"""
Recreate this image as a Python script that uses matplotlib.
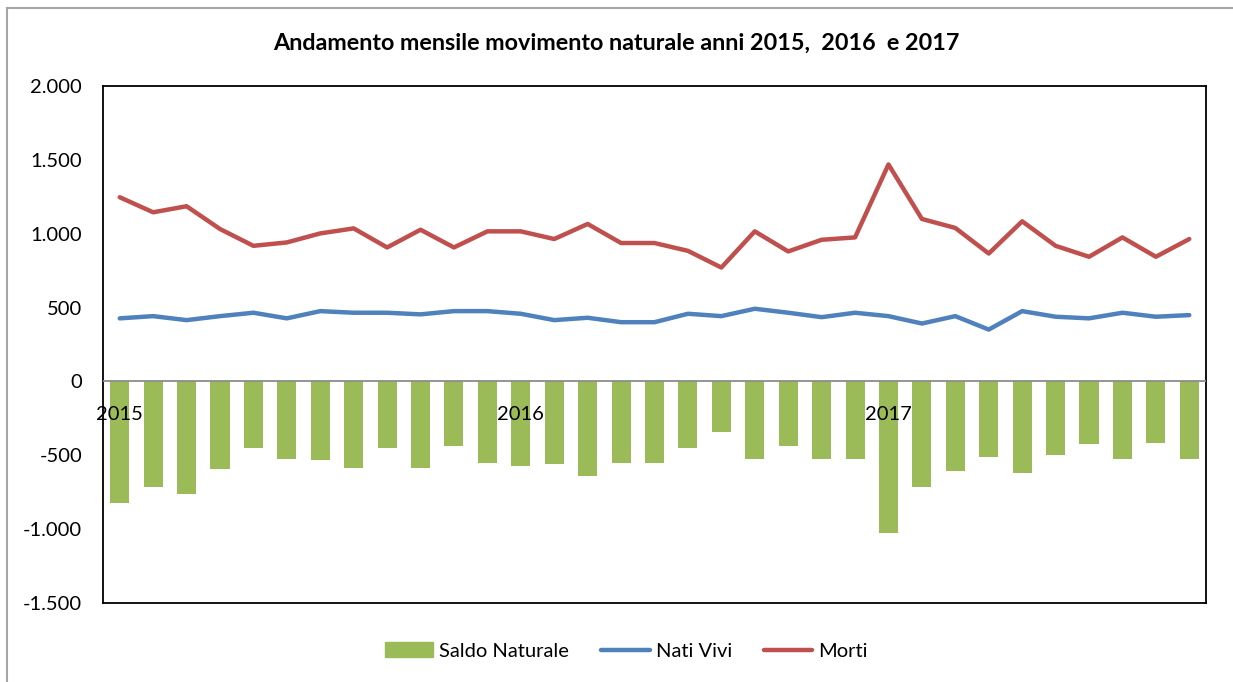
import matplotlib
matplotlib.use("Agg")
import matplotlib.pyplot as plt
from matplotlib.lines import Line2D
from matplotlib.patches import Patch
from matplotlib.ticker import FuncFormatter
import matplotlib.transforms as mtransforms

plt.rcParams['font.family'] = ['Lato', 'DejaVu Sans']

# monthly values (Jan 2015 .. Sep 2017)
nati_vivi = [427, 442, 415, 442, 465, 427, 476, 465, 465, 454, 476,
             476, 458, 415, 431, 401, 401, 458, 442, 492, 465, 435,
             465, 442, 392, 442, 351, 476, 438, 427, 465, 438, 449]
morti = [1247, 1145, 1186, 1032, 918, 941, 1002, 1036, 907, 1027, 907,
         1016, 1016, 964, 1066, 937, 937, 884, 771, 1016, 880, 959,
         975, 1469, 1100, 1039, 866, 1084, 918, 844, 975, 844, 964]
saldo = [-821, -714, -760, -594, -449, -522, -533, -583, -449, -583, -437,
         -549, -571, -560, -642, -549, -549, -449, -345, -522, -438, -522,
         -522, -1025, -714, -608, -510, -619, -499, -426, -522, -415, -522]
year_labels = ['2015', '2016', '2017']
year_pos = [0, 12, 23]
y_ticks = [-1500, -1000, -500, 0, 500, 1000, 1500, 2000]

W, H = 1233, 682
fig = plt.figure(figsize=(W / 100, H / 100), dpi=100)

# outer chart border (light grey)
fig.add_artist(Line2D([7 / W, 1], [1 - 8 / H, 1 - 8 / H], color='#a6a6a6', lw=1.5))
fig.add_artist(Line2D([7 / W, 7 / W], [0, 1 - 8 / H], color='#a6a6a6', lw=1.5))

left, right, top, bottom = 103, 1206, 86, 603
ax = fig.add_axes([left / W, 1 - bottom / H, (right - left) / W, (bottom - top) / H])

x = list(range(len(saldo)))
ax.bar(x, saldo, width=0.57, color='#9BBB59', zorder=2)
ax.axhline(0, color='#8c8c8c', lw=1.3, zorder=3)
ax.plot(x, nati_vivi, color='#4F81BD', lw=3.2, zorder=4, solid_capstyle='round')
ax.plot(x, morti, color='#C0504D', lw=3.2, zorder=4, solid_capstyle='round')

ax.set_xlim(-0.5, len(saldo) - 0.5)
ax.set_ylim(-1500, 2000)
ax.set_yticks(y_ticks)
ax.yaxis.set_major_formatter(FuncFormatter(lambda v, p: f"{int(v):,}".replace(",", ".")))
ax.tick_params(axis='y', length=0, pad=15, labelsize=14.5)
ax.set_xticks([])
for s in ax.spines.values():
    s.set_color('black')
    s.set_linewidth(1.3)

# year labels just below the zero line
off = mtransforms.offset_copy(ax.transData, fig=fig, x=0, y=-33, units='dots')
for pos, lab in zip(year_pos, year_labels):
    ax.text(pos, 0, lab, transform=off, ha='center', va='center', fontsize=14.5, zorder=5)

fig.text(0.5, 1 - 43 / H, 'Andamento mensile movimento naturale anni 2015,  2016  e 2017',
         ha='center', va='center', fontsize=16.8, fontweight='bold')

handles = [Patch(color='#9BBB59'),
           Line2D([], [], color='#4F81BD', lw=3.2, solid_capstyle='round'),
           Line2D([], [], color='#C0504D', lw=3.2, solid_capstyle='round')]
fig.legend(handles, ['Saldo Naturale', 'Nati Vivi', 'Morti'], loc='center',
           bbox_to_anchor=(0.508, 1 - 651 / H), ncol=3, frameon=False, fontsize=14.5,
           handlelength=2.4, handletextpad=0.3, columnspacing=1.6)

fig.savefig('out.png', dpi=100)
"""
Given request
Write out exactly the opening lines of the data, stopping after the line that holds "import matplotlib.transforms as mtransforms". Exclude pictures.

Response to this task
Recreate this image as a Python script that uses matplotlib.
import matplotlib
matplotlib.use("Agg")
import matplotlib.pyplot as plt
from matplotlib.lines import Line2D
from matplotlib.patches import Patch
from matplotlib.ticker import FuncFormatter
import matplotlib.transforms as mtransforms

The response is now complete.